#### GIVEN EXERCISE:
Work through the following lines and count those that hold the word "chart". Reply with that number only.

#### SUPPLIED DATA:

%%

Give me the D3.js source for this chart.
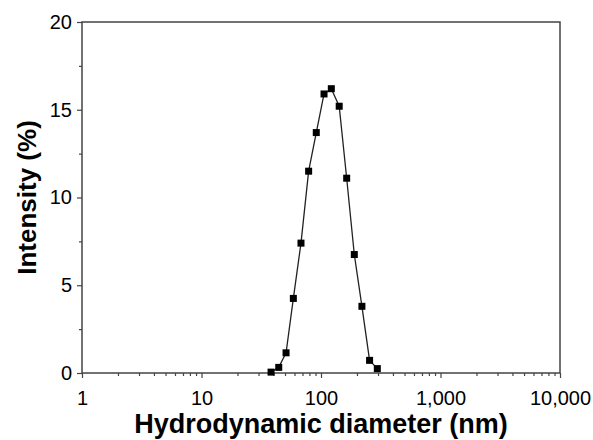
<!DOCTYPE html>
<html>
<head>
<meta charset="utf-8">
<script src="https://cdn.jsdelivr.net/npm/d3@7"></script>
<style>
  html, body { margin: 0; padding: 0; background: #fff; }
  svg { display: block; }
  text { font-family: "Liberation Sans", Arial, sans-serif; fill: #000; }
</style>
</head>
<body>
<svg id="chart" width="593" height="440"></svg>
<script>
const diameters = [38.2, 44.3, 51, 58.7, 68, 78.8, 91.3, 106, 122, 142, 164, 190, 220, 255, 296];
const intensities = [0.05, 0.32, 1.15, 4.25, 7.4, 11.5, 13.7, 15.9, 16.2, 15.2, 11.1, 6.75, 3.8, 0.72, 0.25];
const xTicks = [1, 10, 100, 1000, 10000];
const xTickLabels = ["1", "10", "100", "1,000", "10,000"];
const yTicks = [0, 5, 10, 15, 20];
const yMinorTicks = [2.5, 7.5, 12.5, 17.5];
const xTitle = "Hydrodynamic diameter (nm)";
const yTitle = "Intensity (%)";

const svg = d3.select("#chart");
const mLeft = 82, mRight = 560, mTop = 22, mBottom = 373;

const x = d3.scaleLog().domain([1, 10000]).range([mLeft, mRight]);
const y = d3.scaleLinear().domain([0, 20]).range([mBottom, mTop]);

const axisColor = "#444";

// minor x ticks
const xMinor = [];
for (let e = 0; e < 4; e++) for (let m = 2; m <= 9; m++) xMinor.push(m * Math.pow(10, e));

// frame
svg.append("rect")
  .attr("x", mLeft).attr("y", mTop)
  .attr("width", mRight - mLeft).attr("height", mBottom - mTop)
  .attr("fill", "none").attr("stroke", axisColor).attr("stroke-width", 1.5);

// x axis
const xAxis = d3.axisBottom(x).tickValues(xTicks)
  .tickFormat((d, i) => xTickLabels[i]).tickSize(5).tickPadding(13);
const gx = svg.append("g").attr("transform", `translate(0,${mBottom})`).call(xAxis);
gx.select(".domain").remove();
gx.selectAll("line").attr("stroke", axisColor).attr("stroke-width", 1.2);
gx.selectAll("text").style("font-size", "20px").attr("fill", "#000");

const gxm = svg.append("g").attr("transform", `translate(0,${mBottom})`)
  .call(d3.axisBottom(x).tickValues(xMinor).tickSize(3).tickFormat(""));
gxm.select(".domain").remove();
gxm.selectAll("line").attr("stroke", axisColor).attr("stroke-width", 1.2);

// y axis
const yAxis = d3.axisLeft(y).tickValues(yTicks).tickSize(5).tickPadding(5);
const gy = svg.append("g").attr("transform", `translate(${mLeft},0)`).call(yAxis);
gy.select(".domain").remove();
gy.selectAll("line").attr("stroke", axisColor).attr("stroke-width", 1.2);
gy.selectAll("text").style("font-size", "20px").attr("fill", "#000");

const gym = svg.append("g").attr("transform", `translate(${mLeft},0)`)
  .call(d3.axisLeft(y).tickValues(yMinorTicks).tickSize(3).tickFormat(""));
gym.select(".domain").remove();
gym.selectAll("line").attr("stroke", axisColor).attr("stroke-width", 1.2);

// titles
svg.append("text")
  .attr("x", 321).attr("y", 433)
  .attr("text-anchor", "middle")
  .style("font-size", "27px").style("font-weight", "bold")
  .text(xTitle);

svg.append("text")
  .attr("transform", `translate(36,${(mTop + mBottom) / 2}) rotate(-90)`)
  .attr("text-anchor", "middle")
  .style("font-size", "26px").style("font-weight", "bold")
  .text(yTitle);

// data
const data = diameters.map((d, i) => ({ d, v: intensities[i] }));
const line = d3.line().x(p => x(p.d)).y(p => y(p.v));
svg.append("path").datum(data)
  .attr("d", line).attr("fill", "none")
  .attr("stroke", "#222").attr("stroke-width", 1.3);

const s = 7;
svg.selectAll("rect.pt").data(data).enter().append("rect")
  .attr("class", "pt")
  .attr("x", p => x(p.d) - s / 2).attr("y", p => y(p.v) - s / 2)
  .attr("width", s).attr("height", s)
  .attr("fill", "#000");
</script>
</body>
</html>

%%

#### COMPLETE RESPONSE:
3